As luck would have it, the random draw resulted in me going first. It was a pretty straightforward exercise, so unless you break down at the thought of a few other people in the room listening to you speak, there shouldn’t be any problems.
The group discussion also went well. We were meant to identify three factors that were important and common in our aspects of change. However, I assume there were no wrong answers, and the assessors were just interested to see how we worked as a team.
4. Interview with actor
My first roleplaying experience! I was the manager of a setting, meeting with a parent, with an invisible assessor in the room. The parent’s child had been facing issues in the setting, and that’s why we were having the discussion.
I felt that I didn’t really have much control during this exercise. The actor had a tendency to speak a LOT, and sort of led the whole exercise. For example, before I had the chance to politely probe into what might be causing the child’s behaviour, he started telling me long stories of how he was divorced, and the child’s mother was overseas, and he has several part time jobs, etc etc etc.
I mean, how often do you meet a parent who goes, “Hi, I’m Bob. Nice day isn’t it? I’m divorced and don’t spend enough time with my child.”

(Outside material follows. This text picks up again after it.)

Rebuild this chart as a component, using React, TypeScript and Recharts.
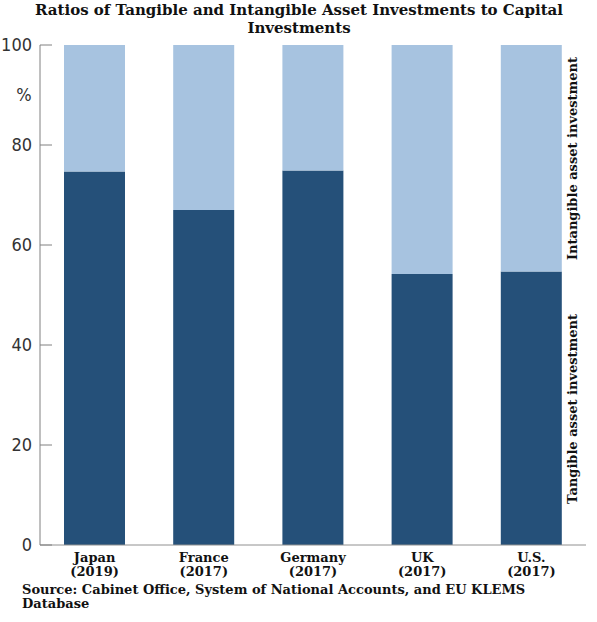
import { Bar, BarChart, XAxis, YAxis } from "recharts";

const countries = ["Japan", "France", "Germany", "UK", "U.S."];
const years = ["(2019)", "(2017)", "(2017)", "(2017)", "(2017)"];
const tangible = [74.7, 67.0, 74.9, 54.2, 54.7];
const intangible = [25.3, 33.0, 25.1, 45.8, 45.3];
const yTicks = [0, 20, 40, 60, 80, 90, 100];

const data = countries.map((c, i) => ({
	name: c,
	year: years[i],
	tangible: tangible[i],
	intangible: intangible[i],
}));

const serif = "'DejaVu Serif', serif";
const narrow = "'Liberation Sans Narrow', 'DejaVu Sans Condensed', sans-serif";

function YTick(props: any) {
	const { x, y, payload } = props;
	if (payload.value === 90) {
		return (
			<text x={x - 8} y={y} dy="0.35em" textAnchor="middle" fontSize={18} fontFamily={narrow} fill="#333">
				%
			</text>
		);
	}
	return (
		<g>
			<line x1={x + 8} x2={x + 20} y1={y} y2={y} stroke="#808080" strokeWidth={1} />
			<text x={x} y={y} dy="0.35em" textAnchor="end" fontSize={18} fontFamily={narrow} fill="#333">
				{payload.value}
			</text>
		</g>
	);
}

function XTick(props: any) {
	const { x, y, index } = props;
	return (
		<g>
			<text x={x} y={y + 9} textAnchor="middle" fontSize={13} fontWeight="bold" fontFamily={serif} fill="#111">
				{countries[index]}
			</text>
			<text x={x} y={y + 23} textAnchor="middle" fontSize={13} fontWeight="bold" fontFamily={serif} fill="#111">
				{years[index]}
			</text>
		</g>
	);
}

export default function App() {
	return (
		<div style={{ position: "absolute", left: 0, top: 0, width: 597, height: 622, background: "#fff" }}>
			<BarChart width={597} height={622} data={data} margin={{ top: 45, right: 11, bottom: 37, left: 0 }}>
				<XAxis
					dataKey="name"
					height={40}
					tickLine={false}
					axisLine={{ stroke: "#909090" }}
					tick={<XTick />}
					interval={0}
				/>
				<YAxis
					width={40}
					domain={[0, 100]}
					ticks={yTicks}
					interval={0}
					tickSize={0}
					tickMargin={8}
					axisLine={{ stroke: "#808080" }}
					tick={<YTick />}
				/>
				<Bar dataKey="tangible" stackId="a" fill="#255079" barSize={61} isAnimationActive={false} />
				<Bar dataKey="intangible" stackId="a" fill="#a7c3e0" barSize={61} isAnimationActive={false} />
			</BarChart>
			<svg width={597} height={622} style={{ position: "absolute", left: 0, top: 0, pointerEvents: "none" }}>
				<g fontFamily={serif} fontWeight="bold" fill="#111">
					<text x={299} y={15} textAnchor="middle" fontSize={15}>
						Ratios of Tangible and Intangible Asset Investments to Capital
					</text>
					<text x={299} y={33} textAnchor="middle" fontSize={15}>
						Investments
					</text>
					<text x={22} y={594} fontSize={13}>
						Source: Cabinet Office, System of National Accounts, and EU KLEMS
					</text>
					<text x={22} y={608} fontSize={13}>
						Database
					</text>
					<text transform="translate(577,158.5) rotate(-90)" textAnchor="middle" fontSize={13}>
						Intangible asset investment
					</text>
					<text transform="translate(577,409) rotate(-90)" textAnchor="middle" fontSize={13}>
						Tangible asset investment
					</text>
				</g>
			</svg>
		</div>
	);
}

After the four exercises were done, candidates were required to complete a written reflection of the day’s activities. Of course, I was too relieved at having finished the exercises, and I thought the written reflection was more of a feedback form, so I didn’t really take it seriously.
The next day, I had a visit from my mentor, who coincidentally was also one of my assessors for the Gateway Review. She was full of praise and positive feedback, so I felt that the Gateway Review had gone really really well for me.
A few weeks later though, I received written feedback on my strengths and ‘development points’ (why can’t they just call them weaknesses, sheesh). Unlike the earlier picture painted by my mentor however, there seemed to be a whole lot of ‘development points’!
I’m not saying I’m perfect, but it really just felt like the development points were there for the sake of being there, i.e. assessors were required to give development points, and so were heavily focused on searching for negative aspects to point out.
All-in-all, it was an interesting and not overly stressful experience for me. However, I didn’t really feel that it contributed much to my preparation for the assessment setting visit. Ah well, maybe it means I’m already prepared!